:: Your instructions ::
Lines containing the string "matplotlib" are to be counted. Write only how many there are.

:: Supplied material ::
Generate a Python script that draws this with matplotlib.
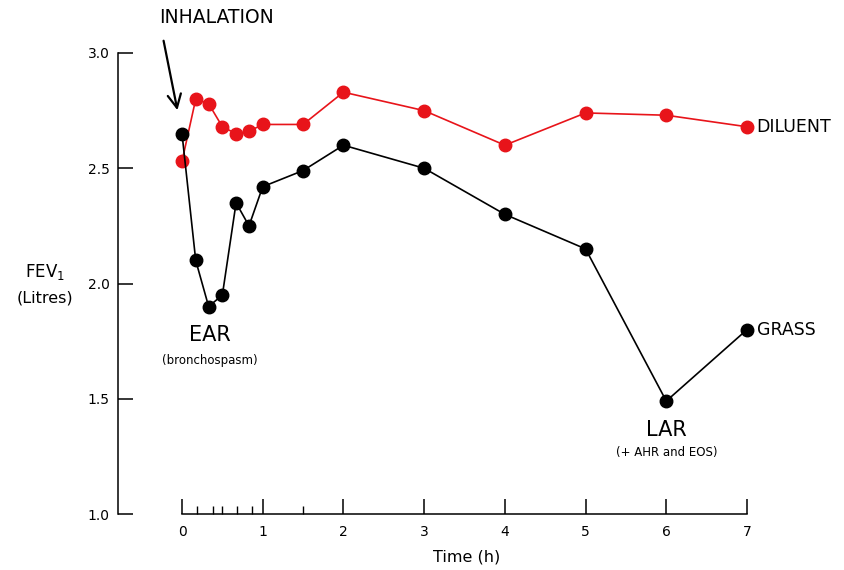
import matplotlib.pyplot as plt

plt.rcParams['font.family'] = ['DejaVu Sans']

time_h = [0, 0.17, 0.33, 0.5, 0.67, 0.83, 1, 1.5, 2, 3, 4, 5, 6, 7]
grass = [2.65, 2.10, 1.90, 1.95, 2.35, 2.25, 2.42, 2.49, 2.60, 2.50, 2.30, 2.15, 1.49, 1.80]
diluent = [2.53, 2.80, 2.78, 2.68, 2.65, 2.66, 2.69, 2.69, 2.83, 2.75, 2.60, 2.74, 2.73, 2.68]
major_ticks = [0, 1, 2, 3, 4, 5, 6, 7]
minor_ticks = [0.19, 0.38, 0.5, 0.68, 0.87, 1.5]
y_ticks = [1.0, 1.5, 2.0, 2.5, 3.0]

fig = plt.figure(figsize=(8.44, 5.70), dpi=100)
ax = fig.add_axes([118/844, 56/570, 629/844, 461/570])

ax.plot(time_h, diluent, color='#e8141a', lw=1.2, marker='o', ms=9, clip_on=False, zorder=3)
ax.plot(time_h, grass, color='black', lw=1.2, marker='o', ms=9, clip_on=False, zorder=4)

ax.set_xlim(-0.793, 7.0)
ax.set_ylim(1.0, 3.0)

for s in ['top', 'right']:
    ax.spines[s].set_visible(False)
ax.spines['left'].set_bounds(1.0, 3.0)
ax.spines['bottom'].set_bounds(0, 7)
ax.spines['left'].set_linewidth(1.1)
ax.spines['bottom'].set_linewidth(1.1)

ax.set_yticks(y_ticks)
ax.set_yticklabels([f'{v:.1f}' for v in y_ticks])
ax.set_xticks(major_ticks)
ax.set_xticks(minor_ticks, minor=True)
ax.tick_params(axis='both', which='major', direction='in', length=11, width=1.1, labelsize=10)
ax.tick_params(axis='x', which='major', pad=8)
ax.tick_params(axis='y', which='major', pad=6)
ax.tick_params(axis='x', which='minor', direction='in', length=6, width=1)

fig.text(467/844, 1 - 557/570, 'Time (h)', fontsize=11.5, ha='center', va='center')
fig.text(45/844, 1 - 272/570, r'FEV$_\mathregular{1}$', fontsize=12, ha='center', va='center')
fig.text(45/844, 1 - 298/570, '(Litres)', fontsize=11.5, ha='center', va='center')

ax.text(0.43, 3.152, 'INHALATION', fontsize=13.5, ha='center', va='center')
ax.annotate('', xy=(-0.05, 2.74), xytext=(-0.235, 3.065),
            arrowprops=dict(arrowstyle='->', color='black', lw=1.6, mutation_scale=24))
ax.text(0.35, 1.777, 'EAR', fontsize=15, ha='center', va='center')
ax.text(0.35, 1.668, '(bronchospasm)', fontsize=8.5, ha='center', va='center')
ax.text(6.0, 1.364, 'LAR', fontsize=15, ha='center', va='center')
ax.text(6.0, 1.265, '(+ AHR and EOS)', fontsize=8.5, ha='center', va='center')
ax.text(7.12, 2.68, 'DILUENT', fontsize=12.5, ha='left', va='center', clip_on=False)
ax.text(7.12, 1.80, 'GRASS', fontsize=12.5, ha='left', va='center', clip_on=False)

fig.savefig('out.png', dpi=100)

:: Answer in full ::
2